Combination Machines

Here's where things get sticky. The convenience of these machines is great, but are you asking too much of something that only costs a couple hundred bucks? Here's the rub with these guys, once you step above a couple hundred dollars, you'll find a few in the high hundreds and then there's a huge jump up into the thousands on pricing. So, if you want perfection in a combo machine, just know that the average four star combo is about $3,000. For your purposes at home, keep the review notes on the espresso machines in mind, because people having issues with frothing their own milk affecting ratings applies here too. De'Longhi being the front runner here is no surprise when they won both espresso and automatic drip above. Of course putting them together in one case doesn't create a big difference in resulting beverage quality. There's another review rub here, though. A lot of reviews are saying their machines crap out after a year, or they have problems with the steamer tank in the short term. All I can say is I've had my De'Longhi Cafe Figaro combo machine for fifteen years and haven't had a single problem with it. Then I'll refer back to the earlier statement about trying to compare a $150 or $200 machine to a $3,000 machine and having the same expectations. If the possibility of the machine not lasting forever at these prices beats out the convenience and the incredible flavor you get from a De'Longhi, then maybe combos aren't the place for you. No problem. KRUPS comes in second, at a slight compromise to flavor (too hot on the coffee brew, we think), a lot more confidence in durability according to reviews, and an expected increase in price. None of the others in this category compared to these two brands for buck-bang.

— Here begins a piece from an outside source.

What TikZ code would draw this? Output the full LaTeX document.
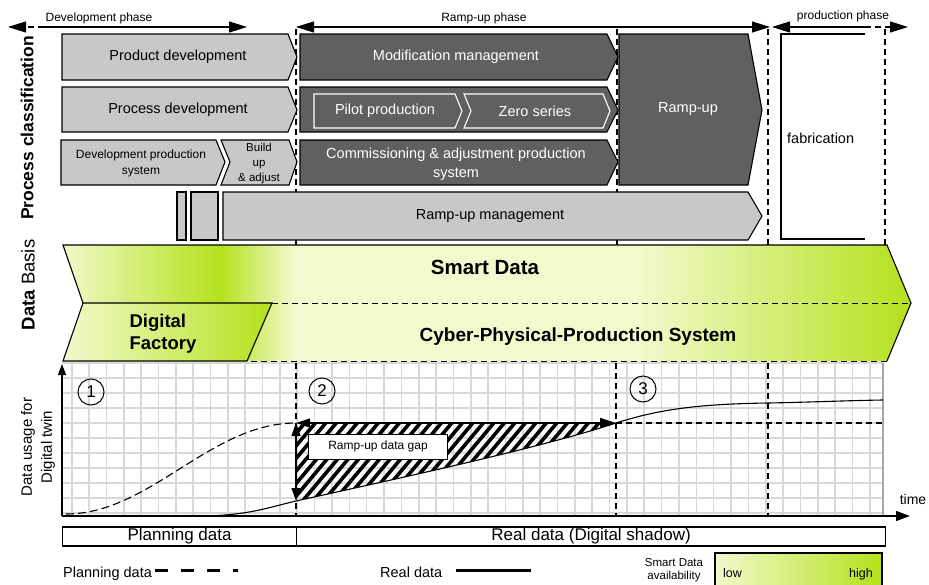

Even with automatic drip quality going up and prices getting relatively closer to percolators, there are some who feel the little extra work of a percolator is still the way to go. And let's face it, how often is old-school really a bad thing? We've just moved from stove-top to a built in heating element. The only trick to a percolator is quality construction. Faberware is considered by many to be the king in this arena, so it has to be here. But if durability is the key element between competitors, you're looking at big savings with the other three choices in roughly the same quality category. What's the big deal about $25 more for extra quality? Well in this case that's an average of 40% off. The results don't seem worth it. For some, pricing might be a consideration for being in this category in the first place, so it got a little extra weight here.


Ok, purists! Nobody's forgotten about you. For those who want to control the temperature of their own brew or take the few extra minutes for an old fashioned espresso, salute. Like with the percolators, base construction quality is the primary consideration here. Dollar for dollar, year after year, the Pedrini wins out on stovetop espresso makers. For a few extra bucks you can go a little fancier in appearance with the Bialetti. There doesn't seem to be any correlation in bigger dollars creating a better product, so you don't even have to factor for value here. Your only other pricing consideration is how many cups you want out of it. We stuck with six. The same considerations hold true for the French Press, where we're most concerned with the handle not falling off in the dishwasher in six months, the top being your basic "keeps the heat in long enough and otherwise doesn't complicate life unnecessarily" genre, and the only performance consideration being a reliable screen and plunger. At an eight cup mandate, we figure $18 is about where you should be. Bodum and Procizion meet all the wish list items. In addition to the De'Longhi mentioned above in the combo section, my counter features a stovetop espresso maker and French Press that both get regular use if I'm brewing just for myself, by the way. There's nothing too old fashioned about sticking with these if your volume requirements don't demand more. If you're new to it, just plan to experiment some. Once you find your groove, there is no better bang for the buck anywhere on this page!